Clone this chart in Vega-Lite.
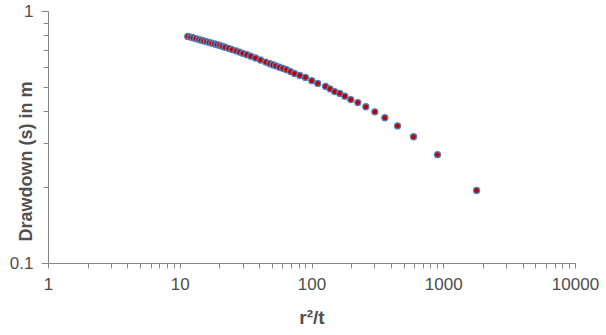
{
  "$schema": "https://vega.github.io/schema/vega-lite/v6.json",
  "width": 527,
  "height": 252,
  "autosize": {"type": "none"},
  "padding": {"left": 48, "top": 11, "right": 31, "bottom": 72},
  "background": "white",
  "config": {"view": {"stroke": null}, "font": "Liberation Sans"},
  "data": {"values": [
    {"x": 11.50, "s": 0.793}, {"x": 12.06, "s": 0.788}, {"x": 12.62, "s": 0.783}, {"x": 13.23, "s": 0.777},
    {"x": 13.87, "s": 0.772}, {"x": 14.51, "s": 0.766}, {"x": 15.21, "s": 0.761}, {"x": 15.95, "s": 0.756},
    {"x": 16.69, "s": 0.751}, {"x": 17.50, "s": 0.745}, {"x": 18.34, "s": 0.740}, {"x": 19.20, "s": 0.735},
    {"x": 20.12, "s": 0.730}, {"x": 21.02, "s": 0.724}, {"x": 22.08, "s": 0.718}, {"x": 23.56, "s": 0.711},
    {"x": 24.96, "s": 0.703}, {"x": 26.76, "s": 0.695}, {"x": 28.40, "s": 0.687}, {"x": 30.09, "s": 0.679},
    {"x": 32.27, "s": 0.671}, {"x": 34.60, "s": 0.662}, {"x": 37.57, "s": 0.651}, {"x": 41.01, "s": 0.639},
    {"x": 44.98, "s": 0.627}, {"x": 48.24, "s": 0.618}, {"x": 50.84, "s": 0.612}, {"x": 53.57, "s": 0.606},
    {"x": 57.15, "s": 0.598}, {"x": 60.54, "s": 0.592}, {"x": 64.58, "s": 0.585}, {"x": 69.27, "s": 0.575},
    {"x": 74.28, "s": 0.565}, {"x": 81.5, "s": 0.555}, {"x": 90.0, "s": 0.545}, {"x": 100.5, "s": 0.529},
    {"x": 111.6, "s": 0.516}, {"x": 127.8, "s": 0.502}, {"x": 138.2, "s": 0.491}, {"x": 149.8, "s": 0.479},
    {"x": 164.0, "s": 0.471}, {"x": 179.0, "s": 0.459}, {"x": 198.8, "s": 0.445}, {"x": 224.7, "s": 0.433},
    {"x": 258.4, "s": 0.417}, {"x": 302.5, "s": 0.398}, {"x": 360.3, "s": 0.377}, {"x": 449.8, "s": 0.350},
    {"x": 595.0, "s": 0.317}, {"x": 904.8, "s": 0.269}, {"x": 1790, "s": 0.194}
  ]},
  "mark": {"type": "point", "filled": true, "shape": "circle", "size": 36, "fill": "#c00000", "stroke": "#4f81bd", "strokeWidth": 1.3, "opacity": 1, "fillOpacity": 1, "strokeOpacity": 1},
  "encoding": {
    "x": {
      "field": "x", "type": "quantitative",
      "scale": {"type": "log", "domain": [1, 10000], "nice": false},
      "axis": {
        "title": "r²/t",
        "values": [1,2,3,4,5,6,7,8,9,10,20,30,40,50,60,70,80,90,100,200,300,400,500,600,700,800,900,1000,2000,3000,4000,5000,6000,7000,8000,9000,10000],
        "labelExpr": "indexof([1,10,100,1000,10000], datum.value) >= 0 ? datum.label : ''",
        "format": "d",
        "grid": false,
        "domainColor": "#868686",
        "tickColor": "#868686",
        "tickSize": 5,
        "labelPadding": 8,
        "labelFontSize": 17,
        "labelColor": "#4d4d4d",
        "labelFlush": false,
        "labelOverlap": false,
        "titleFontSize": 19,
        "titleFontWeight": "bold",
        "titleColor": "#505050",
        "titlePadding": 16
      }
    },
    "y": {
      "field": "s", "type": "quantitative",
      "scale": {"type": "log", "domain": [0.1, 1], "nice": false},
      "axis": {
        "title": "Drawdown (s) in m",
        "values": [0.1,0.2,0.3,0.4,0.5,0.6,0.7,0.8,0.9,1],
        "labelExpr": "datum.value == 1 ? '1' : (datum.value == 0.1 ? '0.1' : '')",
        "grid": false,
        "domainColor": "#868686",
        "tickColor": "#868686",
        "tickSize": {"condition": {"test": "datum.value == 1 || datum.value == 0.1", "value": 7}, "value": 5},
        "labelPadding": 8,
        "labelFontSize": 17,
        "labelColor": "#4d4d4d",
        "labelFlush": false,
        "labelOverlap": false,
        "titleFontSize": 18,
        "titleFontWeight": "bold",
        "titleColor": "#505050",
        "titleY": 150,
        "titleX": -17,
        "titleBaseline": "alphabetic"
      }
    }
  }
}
☆ ☆ ☆ ☆ ☆ ☆ ☆
INSTRUCTION
Leave out the pictures and print every line of the data exactly.

ANSWER FOR THIS EXERCISE
Clone this chart in Vega-Lite.
{
  "$schema": "https://vega.github.io/schema/vega-lite/v6.json",
  "width": 527,
  "height": 252,
  "autosize": {"type": "none"},
  "padding": {"left": 48, "top": 11, "right": 31, "bottom": 72},
  "background": "white",
  "config": {"view": {"stroke": null}, "font": "Liberation Sans"},
  "data": {"values": [
    {"x": 11.50, "s": 0.793}, {"x": 12.06, "s": 0.788}, {"x": 12.62, "s": 0.783}, {"x": 13.23, "s": 0.777},
    {"x": 13.87, "s": 0.772}, {"x": 14.51, "s": 0.766}, {"x": 15.21, "s": 0.761}, {"x": 15.95, "s": 0.756},
    {"x": 16.69, "s": 0.751}, {"x": 17.50, "s": 0.745}, {"x": 18.34, "s": 0.740}, {"x": 19.20, "s": 0.735},
    {"x": 20.12, "s": 0.730}, {"x": 21.02, "s": 0.724}, {"x": 22.08, "s": 0.718}, {"x": 23.56, "s": 0.711},
    {"x": 24.96, "s": 0.703}, {"x": 26.76, "s": 0.695}, {"x": 28.40, "s": 0.687}, {"x": 30.09, "s": 0.679},
    {"x": 32.27, "s": 0.671}, {"x": 34.60, "s": 0.662}, {"x": 37.57, "s": 0.651}, {"x": 41.01, "s": 0.639},
    {"x": 44.98, "s": 0.627}, {"x": 48.24, "s": 0.618}, {"x": 50.84, "s": 0.612}, {"x": 53.57, "s": 0.606},
    {"x": 57.15, "s": 0.598}, {"x": 60.54, "s": 0.592}, {"x": 64.58, "s": 0.585}, {"x": 69.27, "s": 0.575},
    {"x": 74.28, "s": 0.565}, {"x": 81.5, "s": 0.555}, {"x": 90.0, "s": 0.545}, {"x": 100.5, "s": 0.529},
    {"x": 111.6, "s": 0.516}, {"x": 127.8, "s": 0.502}, {"x": 138.2, "s": 0.491}, {"x": 149.8, "s": 0.479},
    {"x": 164.0, "s": 0.471}, {"x": 179.0, "s": 0.459}, {"x": 198.8, "s": 0.445}, {"x": 224.7, "s": 0.433},
    {"x": 258.4, "s": 0.417}, {"x": 302.5, "s": 0.398}, {"x": 360.3, "s": 0.377}, {"x": 449.8, "s": 0.350},
    {"x": 595.0, "s": 0.317}, {"x": 904.8, "s": 0.269}, {"x": 1790, "s": 0.194}
  ]},
  "mark": {"type": "point", "filled": true, "shape": "circle", "size": 36, "fill": "#c00000", "stroke": "#4f81bd", "strokeWidth": 1.3, "opacity": 1, "fillOpacity": 1, "strokeOpacity": 1},
  "encoding": {
    "x": {
      "field": "x", "type": "quantitative",
      "scale": {"type": "log", "domain": [1, 10000], "nice": false},
      "axis": {
        "title": "r²/t",
        "values": [1,2,3,4,5,6,7,8,9,10,20,30,40,50,60,70,80,90,100,200,300,400,500,600,700,800,900,1000,2000,3000,4000,5000,6000,7000,8000,9000,10000],
        "labelExpr": "indexof([1,10,100,1000,10000], datum.value) >= 0 ? datum.label : ''",
        "format": "d",
        "grid": false,
        "domainColor": "#868686",
        "tickColor": "#868686",
        "tickSize": 5,
        "labelPadding": 8,
        "labelFontSize": 17,
        "labelColor": "#4d4d4d",
        "labelFlush": false,
        "labelOverlap": false,
        "titleFontSize": 19,
        "titleFontWeight": "bold",
        "titleColor": "#505050",
        "titlePadding": 16
      }
    },
    "y": {
      "field": "s", "type": "quantitative",
      "scale": {"type": "log", "domain": [0.1, 1], "nice": false},
      "axis": {
        "title": "Drawdown (s) in m",
        "values": [0.1,0.2,0.3,0.4,0.5,0.6,0.7,0.8,0.9,1],
        "labelExpr": "datum.value == 1 ? '1' : (datum.value == 0.1 ? '0.1' : '')",
        "grid": false,
        "domainColor": "#868686",
        "tickColor": "#868686",
        "tickSize": {"condition": {"test": "datum.value == 1 || datum.value == 0.1", "value": 7}, "value": 5},
        "labelPadding": 8,
        "labelFontSize": 17,
        "labelColor": "#4d4d4d",
        "labelFlush": false,
        "labelOverlap": false,
        "titleFontSize": 18,
        "titleFontWeight": "bold",
        "titleColor": "#505050",
        "titleY": 150,
        "titleX": -17,
        "titleBaseline": "alphabetic"
      }
    }
  }
}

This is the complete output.